CD + CM = R' - (r/ρ)*ΔR

where ρ is the reward intake rate.

Finally, the sum of all three costs is related to the difference between the potential and the actual reward:

CU + CD + CM = R* - (r/ρ)*ΔR

In the paper "The Information-Cost-Reward framework for understanding robot swarm foraging", the way in which swarms with various control strategies pay various costs is explored.

An example

An example of costs being paid over time

The figure above shows an example of how the various costs are paid in an environment with two worksites by a swarm where robots can let each other know where worksites are (i.e., the robots can "recruit" each other).

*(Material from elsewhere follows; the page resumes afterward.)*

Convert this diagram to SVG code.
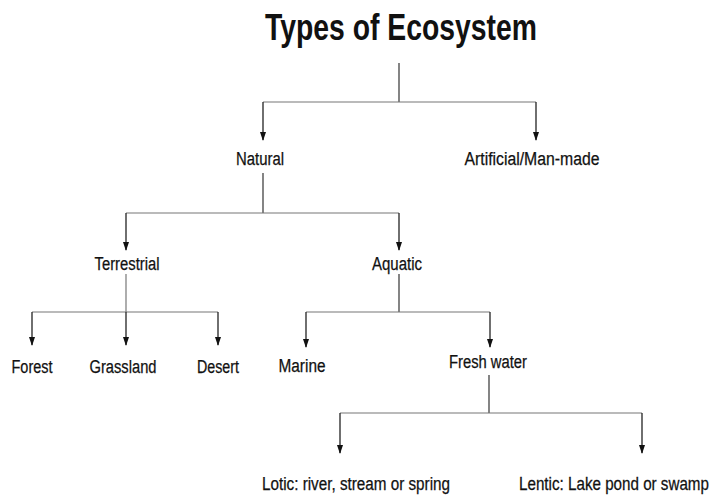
<svg xmlns="http://www.w3.org/2000/svg" width="715" height="497" viewBox="0 0 715 497">
<style>
.t{font-family:"Liberation Sans",Arial,sans-serif;font-size:18px;fill:#111;text-anchor:middle;stroke:#111;stroke-width:0.25}
.h{font-family:"Liberation Sans",Arial,sans-serif;font-size:37px;font-weight:bold;fill:#111;text-anchor:middle}
.c{fill:none;stroke:#333;stroke-width:1.2}
.g{fill:none;stroke:#777;stroke-width:1.2}
.a{fill:none;stroke:#222;stroke-width:1.3;marker-end:url(#ah)}
</style>
<defs>
<marker id="ah" markerUnits="userSpaceOnUse" markerWidth="9" markerHeight="7" refX="8" refY="3.5" orient="auto" viewBox="0 0 9 7">
<path d="M0,0.5 L9,3.5 L0,6.5 Z" fill="#111"/>
</marker>
</defs>
<rect width="715" height="497" fill="#fff"/>
<g id="title"><text class="h" x="401" y="40" textLength="272" lengthAdjust="spacingAndGlyphs">Types of Ecosystem</text></g>
<g id="natural"><text class="t" x="260" y="165" textLength="48" lengthAdjust="spacingAndGlyphs">Natural</text></g>
<g id="artificial"><text class="t" x="532" y="165" textLength="135" lengthAdjust="spacingAndGlyphs">Artificial/Man-made</text></g>
<g id="terrestrial"><text class="t" x="127" y="270" textLength="65" lengthAdjust="spacingAndGlyphs">Terrestrial</text></g>
<g id="aquatic"><text class="t" x="397" y="270" textLength="50" lengthAdjust="spacingAndGlyphs">Aquatic</text></g>
<g id="forest"><text class="t" x="32" y="373" textLength="41" lengthAdjust="spacingAndGlyphs">Forest</text></g>
<g id="grassland"><text class="t" x="123" y="373" textLength="67" lengthAdjust="spacingAndGlyphs">Grassland</text></g>
<g id="desert"><text class="t" x="218" y="373" textLength="42" lengthAdjust="spacingAndGlyphs">Desert</text></g>
<g id="marine"><text class="t" x="302" y="372" textLength="47" lengthAdjust="spacingAndGlyphs">Marine</text></g>
<g id="freshwater"><text class="t" x="488" y="368" textLength="78" lengthAdjust="spacingAndGlyphs">Fresh water</text></g>
<g id="lotic"><text class="t" x="356" y="490" textLength="188" lengthAdjust="spacingAndGlyphs">Lotic: river, stream or spring</text></g>
<g id="lentic"><text class="t" x="0" y="0" transform="translate(614,490) scale(1,1.18)" style="font-size:15.2px;stroke-width:0.22">Lentic: Lake pond or swamp</text></g>
<g id="connectors">
<path class="c" d="M399,63 V102"/>
<path class="g" d="M263,102 H536"/>
<path class="a" d="M263,102 V140"/>
<path class="a" d="M536,102 V140"/>
<path class="c" d="M263,173 V213"/>
<path class="g" d="M126,213 H399"/>
<path class="a" d="M126,213 V250"/>
<path class="a" d="M399,213 V250"/>
<path class="g" d="M126,274 V312"/>
<path class="g" d="M32,312 H218"/>
<path class="a" d="M32,312 V345"/>
<path class="a" d="M126,312 V345"/>
<path class="a" d="M218,312 V345"/>
<path class="c" d="M399,274 V312"/>
<path class="g" d="M306,312 H490"/>
<path class="a" d="M306,312 V347"/>
<path class="a" d="M490,312 V347"/>
<path class="c" d="M489,375 V413"/>
<path class="g" d="M340,413 H642"/>
<path class="a" d="M340,413 V453"/>
<path class="a" d="M642,413 V453"/>
</g>
</svg>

At the beginning, all robots are uninformed, paying the maximum amount of uncertainty cost. CU decreases when robots learn about a worksite (i.e, they "subscribe" to it), while CD increases as most of those robots are recruits that are not yet located at the worksite. When one worksite gets depleted (just after the first 1.5 hours), the total uncertainty cost decreases, since there is one less worksite that the swarm needs to know about. At the same time, robots that were subscribed to the worksite but were not located at it stop paying CD and pay misinformation cost instead. CM is paid until the robots determine that the worksite is in fact depleted and they abandon it. The task is completed when all worksites are depleted (after around 2.5 hours), and all costs fall to 0.